Als het eindelijk zover was, begonnen we vaak met een dadel en soep. Linzensoep. Daarna volgde de echte iftar, de maaltijd waarmee het vasten verbroken wordt. Die was vaak heel uitgebreid, met rijst, kip, yoghurt en nog veel meer.
We aten vaak wel tot 23.00 uur, terwijl we de volgende ochtend alweer om 3.00 uur uit bed moesten. Eigenlijk slaap je dus bijna niet tijdens de ramadan.
NU
Een paar jaar geleden zijn we als vluchtelingen in Nederland gekomen. Waar wij woonden, werd veel gevochten. Eerst kwam mijn vader hierheen, daarna de rest van ons gezin.
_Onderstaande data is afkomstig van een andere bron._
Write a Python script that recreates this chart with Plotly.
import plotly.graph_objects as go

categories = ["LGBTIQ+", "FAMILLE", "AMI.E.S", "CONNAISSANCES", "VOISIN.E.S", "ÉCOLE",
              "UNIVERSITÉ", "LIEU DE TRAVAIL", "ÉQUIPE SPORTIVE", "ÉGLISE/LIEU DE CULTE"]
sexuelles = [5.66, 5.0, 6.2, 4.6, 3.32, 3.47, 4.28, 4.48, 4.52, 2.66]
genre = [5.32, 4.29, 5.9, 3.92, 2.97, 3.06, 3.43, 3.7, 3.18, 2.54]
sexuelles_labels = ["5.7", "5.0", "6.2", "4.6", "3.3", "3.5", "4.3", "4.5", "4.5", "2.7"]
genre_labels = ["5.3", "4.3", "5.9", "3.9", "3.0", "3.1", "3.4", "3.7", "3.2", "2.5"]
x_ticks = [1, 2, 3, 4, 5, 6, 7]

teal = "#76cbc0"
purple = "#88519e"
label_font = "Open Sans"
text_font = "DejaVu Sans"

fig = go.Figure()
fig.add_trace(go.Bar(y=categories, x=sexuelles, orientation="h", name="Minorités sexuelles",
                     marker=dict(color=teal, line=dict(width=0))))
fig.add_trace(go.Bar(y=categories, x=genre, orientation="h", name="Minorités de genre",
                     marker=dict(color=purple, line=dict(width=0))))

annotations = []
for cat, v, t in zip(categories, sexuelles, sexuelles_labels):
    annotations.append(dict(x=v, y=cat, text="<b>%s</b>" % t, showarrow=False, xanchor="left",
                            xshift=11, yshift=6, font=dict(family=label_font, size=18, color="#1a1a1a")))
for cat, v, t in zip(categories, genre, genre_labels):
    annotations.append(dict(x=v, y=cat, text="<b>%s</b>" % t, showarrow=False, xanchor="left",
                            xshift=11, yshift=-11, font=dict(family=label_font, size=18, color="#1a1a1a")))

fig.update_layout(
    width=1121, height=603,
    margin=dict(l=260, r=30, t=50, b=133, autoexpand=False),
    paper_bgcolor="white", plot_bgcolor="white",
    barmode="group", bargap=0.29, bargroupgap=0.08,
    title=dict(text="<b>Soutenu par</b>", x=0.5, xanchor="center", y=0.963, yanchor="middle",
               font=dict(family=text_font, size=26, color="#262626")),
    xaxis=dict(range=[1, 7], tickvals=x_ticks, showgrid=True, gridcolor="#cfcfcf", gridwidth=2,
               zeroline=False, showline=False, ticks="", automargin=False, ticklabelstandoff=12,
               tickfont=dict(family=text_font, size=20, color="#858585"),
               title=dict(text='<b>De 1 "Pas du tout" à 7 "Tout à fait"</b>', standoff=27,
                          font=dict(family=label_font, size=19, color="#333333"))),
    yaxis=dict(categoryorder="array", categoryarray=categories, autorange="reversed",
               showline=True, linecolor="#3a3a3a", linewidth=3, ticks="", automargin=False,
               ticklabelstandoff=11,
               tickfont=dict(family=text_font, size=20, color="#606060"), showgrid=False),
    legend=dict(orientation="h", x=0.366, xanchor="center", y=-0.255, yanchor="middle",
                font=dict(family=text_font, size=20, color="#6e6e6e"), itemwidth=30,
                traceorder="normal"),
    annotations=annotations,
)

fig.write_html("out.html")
We wonen nu in Apeldoorn. Vorig jaar heb ik, hier in Apeldoorn, voor het laatst meegedaan met de ramadan. De rest van ons gezin deed dat toen al niet meer. Mijn vader had zich, toen hij alleen in Nederland was, laten dopen. Hij zei dat het beter is om Jezus te volgen en dat we de ramadan niet meer hoefden te houden. Maar ik kende een Koerdische jongen hier in de stad, die tegen me zei dat ik niet goed bezig was. Toen dacht ik: Ik zal hem eens wat laten zien. En dus heb ik de hele ramadan gevast, alle dertig dagen.
Maar het was erg moeilijk. Ook vorig jaar viel de ramadan in de zomer. Het was warm, voor mijn gevoel veel warmer dan in Syrië. En het vasten duurde ook langer: de zon gaat hier later onder in de zomer. Bovendien gaat het leven gewoon door. Hier moet je wél naar school. Als je zegt: Het is ramadan, geldt dat hier niet als goed excuus.
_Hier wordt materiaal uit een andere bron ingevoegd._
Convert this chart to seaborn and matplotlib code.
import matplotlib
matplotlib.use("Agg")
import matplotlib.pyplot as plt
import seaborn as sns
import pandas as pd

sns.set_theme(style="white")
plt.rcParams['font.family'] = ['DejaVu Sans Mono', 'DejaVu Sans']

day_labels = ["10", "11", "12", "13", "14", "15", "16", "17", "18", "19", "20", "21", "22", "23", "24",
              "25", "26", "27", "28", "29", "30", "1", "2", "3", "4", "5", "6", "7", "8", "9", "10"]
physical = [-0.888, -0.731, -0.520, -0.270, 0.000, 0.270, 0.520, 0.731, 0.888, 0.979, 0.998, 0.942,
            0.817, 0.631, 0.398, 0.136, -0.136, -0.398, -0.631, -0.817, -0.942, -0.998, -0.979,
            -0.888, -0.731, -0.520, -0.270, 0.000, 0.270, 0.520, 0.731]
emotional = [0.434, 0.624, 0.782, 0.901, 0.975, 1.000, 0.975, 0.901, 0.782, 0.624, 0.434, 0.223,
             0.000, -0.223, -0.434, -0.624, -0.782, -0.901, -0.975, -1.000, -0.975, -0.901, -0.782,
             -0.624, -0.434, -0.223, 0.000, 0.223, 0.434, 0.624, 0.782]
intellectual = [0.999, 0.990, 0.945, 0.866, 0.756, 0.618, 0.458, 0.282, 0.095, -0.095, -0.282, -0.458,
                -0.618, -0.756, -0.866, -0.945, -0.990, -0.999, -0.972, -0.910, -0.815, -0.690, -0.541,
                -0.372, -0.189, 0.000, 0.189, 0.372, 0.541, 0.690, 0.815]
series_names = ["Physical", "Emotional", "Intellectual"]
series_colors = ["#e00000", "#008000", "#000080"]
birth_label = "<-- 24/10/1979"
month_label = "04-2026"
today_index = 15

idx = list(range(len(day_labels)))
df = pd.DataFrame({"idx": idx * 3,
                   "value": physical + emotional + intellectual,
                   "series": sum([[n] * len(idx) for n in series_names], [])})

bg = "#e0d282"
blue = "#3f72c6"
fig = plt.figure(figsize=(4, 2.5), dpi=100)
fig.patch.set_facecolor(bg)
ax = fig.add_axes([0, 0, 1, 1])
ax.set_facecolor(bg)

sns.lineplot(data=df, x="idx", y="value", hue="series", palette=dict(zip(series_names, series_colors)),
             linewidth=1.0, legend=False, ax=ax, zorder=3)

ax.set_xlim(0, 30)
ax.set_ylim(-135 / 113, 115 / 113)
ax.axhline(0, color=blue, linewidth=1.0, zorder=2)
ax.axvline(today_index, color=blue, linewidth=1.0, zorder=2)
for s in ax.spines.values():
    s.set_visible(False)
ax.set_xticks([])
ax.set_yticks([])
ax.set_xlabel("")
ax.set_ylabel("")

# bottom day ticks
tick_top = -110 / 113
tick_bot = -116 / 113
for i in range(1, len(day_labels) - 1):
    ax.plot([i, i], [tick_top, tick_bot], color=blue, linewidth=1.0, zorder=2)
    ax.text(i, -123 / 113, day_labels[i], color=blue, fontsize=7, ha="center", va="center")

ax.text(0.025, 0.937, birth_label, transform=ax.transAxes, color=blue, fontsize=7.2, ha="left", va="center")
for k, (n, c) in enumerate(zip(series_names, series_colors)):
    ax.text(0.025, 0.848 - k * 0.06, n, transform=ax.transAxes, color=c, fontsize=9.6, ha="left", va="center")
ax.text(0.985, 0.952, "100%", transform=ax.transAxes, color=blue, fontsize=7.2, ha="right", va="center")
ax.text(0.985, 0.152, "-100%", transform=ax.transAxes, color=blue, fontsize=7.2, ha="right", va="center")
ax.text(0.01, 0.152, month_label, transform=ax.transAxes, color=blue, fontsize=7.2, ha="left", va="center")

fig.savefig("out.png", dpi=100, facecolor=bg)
Soms was de dorst echt erg. Als je dan onder de douche je gezicht wast, is het verleidelijk om een paar druppels te drinken. Maar dat mag niet. Een paar druppels zouden het hele vasten ongeldig maken.
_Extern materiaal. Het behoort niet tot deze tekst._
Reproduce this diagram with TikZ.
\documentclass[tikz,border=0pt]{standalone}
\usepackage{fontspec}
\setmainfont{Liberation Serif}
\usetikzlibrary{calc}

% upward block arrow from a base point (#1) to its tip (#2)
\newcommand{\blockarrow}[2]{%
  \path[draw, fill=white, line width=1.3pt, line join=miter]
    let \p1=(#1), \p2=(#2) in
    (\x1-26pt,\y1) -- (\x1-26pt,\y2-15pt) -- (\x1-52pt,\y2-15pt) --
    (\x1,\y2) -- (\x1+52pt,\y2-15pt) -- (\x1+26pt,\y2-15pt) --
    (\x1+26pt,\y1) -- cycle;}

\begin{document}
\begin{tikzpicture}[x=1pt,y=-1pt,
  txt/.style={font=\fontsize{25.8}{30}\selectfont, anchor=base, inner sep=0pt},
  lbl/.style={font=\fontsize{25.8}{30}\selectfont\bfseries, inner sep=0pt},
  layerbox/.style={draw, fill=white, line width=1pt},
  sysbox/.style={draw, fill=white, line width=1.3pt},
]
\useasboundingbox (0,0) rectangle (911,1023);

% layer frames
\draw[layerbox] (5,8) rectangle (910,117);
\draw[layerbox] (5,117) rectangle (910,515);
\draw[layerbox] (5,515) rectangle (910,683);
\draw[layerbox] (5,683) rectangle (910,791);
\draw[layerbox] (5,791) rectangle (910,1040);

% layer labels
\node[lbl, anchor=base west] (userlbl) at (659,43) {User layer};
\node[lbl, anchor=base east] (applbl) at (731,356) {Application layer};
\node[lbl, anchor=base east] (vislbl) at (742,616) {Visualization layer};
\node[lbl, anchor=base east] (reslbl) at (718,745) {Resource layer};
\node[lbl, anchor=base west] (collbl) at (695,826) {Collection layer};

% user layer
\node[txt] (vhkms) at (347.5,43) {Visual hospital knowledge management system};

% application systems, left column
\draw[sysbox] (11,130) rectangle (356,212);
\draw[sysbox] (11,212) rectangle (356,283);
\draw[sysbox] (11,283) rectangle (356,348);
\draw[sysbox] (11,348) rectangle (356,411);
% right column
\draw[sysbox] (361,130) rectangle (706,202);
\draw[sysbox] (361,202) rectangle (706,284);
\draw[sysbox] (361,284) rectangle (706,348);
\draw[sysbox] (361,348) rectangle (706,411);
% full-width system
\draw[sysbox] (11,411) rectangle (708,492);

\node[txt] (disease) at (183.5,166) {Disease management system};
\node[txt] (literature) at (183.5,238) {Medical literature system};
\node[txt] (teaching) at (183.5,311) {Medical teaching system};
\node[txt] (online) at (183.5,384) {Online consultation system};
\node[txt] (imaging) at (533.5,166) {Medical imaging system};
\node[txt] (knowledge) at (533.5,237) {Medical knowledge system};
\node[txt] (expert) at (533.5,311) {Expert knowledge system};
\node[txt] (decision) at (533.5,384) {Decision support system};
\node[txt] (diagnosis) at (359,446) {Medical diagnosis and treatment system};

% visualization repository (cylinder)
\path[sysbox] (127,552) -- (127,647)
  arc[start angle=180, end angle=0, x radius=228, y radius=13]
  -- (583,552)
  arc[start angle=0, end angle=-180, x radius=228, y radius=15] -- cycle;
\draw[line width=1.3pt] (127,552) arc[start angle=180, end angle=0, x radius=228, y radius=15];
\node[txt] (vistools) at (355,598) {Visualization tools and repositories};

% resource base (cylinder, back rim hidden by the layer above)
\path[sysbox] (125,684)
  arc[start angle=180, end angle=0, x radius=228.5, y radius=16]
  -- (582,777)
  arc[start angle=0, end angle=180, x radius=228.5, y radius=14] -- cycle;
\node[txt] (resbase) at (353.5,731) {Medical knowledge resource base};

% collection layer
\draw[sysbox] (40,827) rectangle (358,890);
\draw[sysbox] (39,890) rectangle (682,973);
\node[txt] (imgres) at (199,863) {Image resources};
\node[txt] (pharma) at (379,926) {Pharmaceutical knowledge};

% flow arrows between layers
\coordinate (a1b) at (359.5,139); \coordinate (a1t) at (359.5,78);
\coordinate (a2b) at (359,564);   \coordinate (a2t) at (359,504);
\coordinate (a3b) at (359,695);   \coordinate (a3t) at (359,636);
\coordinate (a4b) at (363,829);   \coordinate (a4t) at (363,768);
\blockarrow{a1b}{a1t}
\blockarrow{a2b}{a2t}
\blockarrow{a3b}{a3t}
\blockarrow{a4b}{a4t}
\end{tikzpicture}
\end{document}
Dit jaar hoef ik daar niet langer rekening mee te houden. Ik doe niet meer mee. Het hoeft niet meer. Ik wil geen moslim meer zijn. Het afgelopen jaar ben ik, met de rest van ons gezin, in contact gekomen met een kerk in Apeldoorn. We hebben heel vaak Bijbelstudies gedaan. Ik heb nu gezien wie Jezus écht is. Daardoor is voor mij alles anders geworden. Het gaat om je hart, weet ik nu. Niet om het vasten. En ik wil graag een goed hart hebben.
Er waren in Syrië mensen die zeiden dat ze zich tijdens de ramadan dicht bij Allah voelden. Maar ik voelde niks, ik kreeg alleen honger en dorst. Jezus is wél dicht bij me. Dat heb ik het afgelopen jaar vaak gevoeld en iedereen mag dat weten.
Soms begrijpen mensen dat niet. Maandag moesten we voor mijn opleiding, dienstverlenende zorg, eten maken met de hele klas. Ik had samen met een vriendin uit Afghanistan eten klaargemaakt. Toen ik ervan wilde eten, zei mijn docente: Niet doen, jij bent toch aan het vasten? Nee hoor, was mijn reactie. Zij vroeg heel verbaasd: Ben je dan geen moslim? Nee, riep ik. Hoe zou ik dat nog kunnen zijn na wat ik van Jezus heb gezien?
STRAKS
Vorig jaar is absoluut de laatste keer geweest dat ik heb meegedaan aan de ramadan. Misschien dat sommige mensen me om die reden afkeuren, maar dat maakt mij niet uit. Ik heb er één keer over gepraat met mijn Afghaanse vriendin van school. Het is jouw leven, was haar reactie. Je moet doen wat voor jou goed is.
Stel dat ik in Syrië zou wonen, dan zouden de mensen daar misschien meer druk uitoefenen. Maar ook dan zou ik nee zeggen. Als ze niet willen dat ik met Jezus ben, dan ga ik weg. Voor mij is het belangrijker dat ik God volg dan dat ik doe wat mensen zeggen.